Imagine being a psychologist working in these schools and not being willing to have an open and honest discussion about racism. Now imagine having a culturally competent psychologist, especially a Black psychologist, who could clinically intervene in a way that helped the Black students heal (individual level) and challenge the schools to change their climate and response to racist incidents (institutional level). This does not happen without having difficult conversations about race and racism.
One might be tempted to see these incidents as infrequent acts of individual racism. However, the reality is that there are countless examples of Black students and students of color being targets of racist epithets and subjected to racist bullying. In fact, racist hate at schools has increased across the country. Students are clearly aware that race matters, and in the case of some white students, they know that weaponizing the n-word is the ultimate way to belittle and dehumanize Black students. This is why efforts to stifle discussion about race and racism in schools are so deeply troubling.
Is Teaching About Racism Divisive?
Across the country, several legislative proposals have been introduced to target discussions of racism and related issues of oppression in American history in schools, colleges, and universities. Currently, 36 states have introduced or adopted policies or laws to restrict teaching about race or racism, with more states likely to be added to this list.

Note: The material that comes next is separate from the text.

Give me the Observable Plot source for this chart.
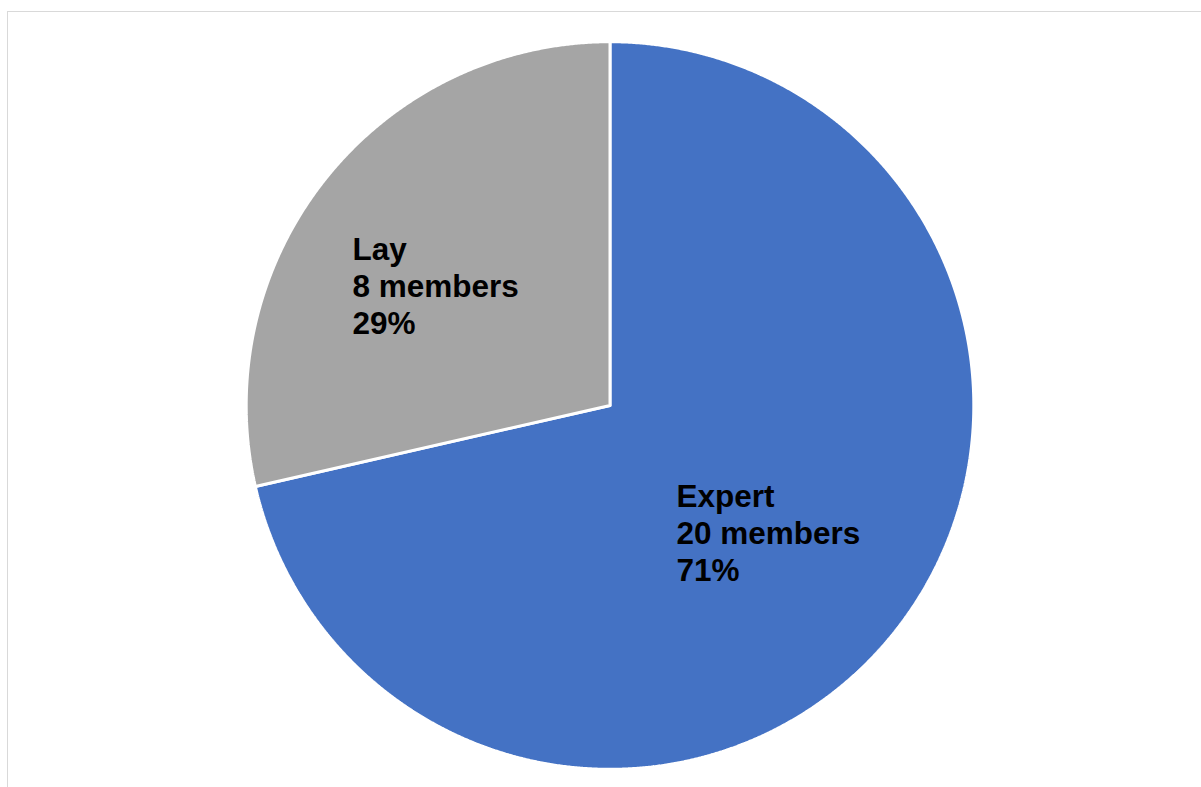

Lawmakers have expressed concerns about teaching students “divisive concepts” and making white students feel bad about being white. These legislative proposals are largely solutions in search of a non-existent critical race theory (CRT) problem. While there have been some misguided attempts to address race and racism in schools, CRT as an academic framework is not systematically taught in schools.
As a professor who teaches from a Black psychology perspective, I believe we need to push back on the duplicitous narrative that teaching about race and the systemic, institutionalized nature of racism is harmful and divisive.
I find it curious that there is so much concern about not making students feel bad about being white, but there is no concern expressed about not making students feel bad about being Black in schools. Critics of CRT and having discussions about racism in schools never talk about the harm being experienced by Black and other minoritized students who experience racism.
I am concerned about the racial trauma that Black students experience in schools from students and teachers. Where is the moral outcry for these students?
Efforts to address racial trauma and promote Black mental health and wellness are negatively impacted in educational environments where educators are afraid of losing their jobs at the mere mention of systemic racism.
Efforts to restrict teaching and discussions about race and racism should concern all psychologists who work in diverse (and even not so diverse) school settings. More Black psychologists and culturally competent psychologists of all racial and ethnic backgrounds who are skilled in addressing anti-Black racism are needed to serve the mental health needs of Black students and adults.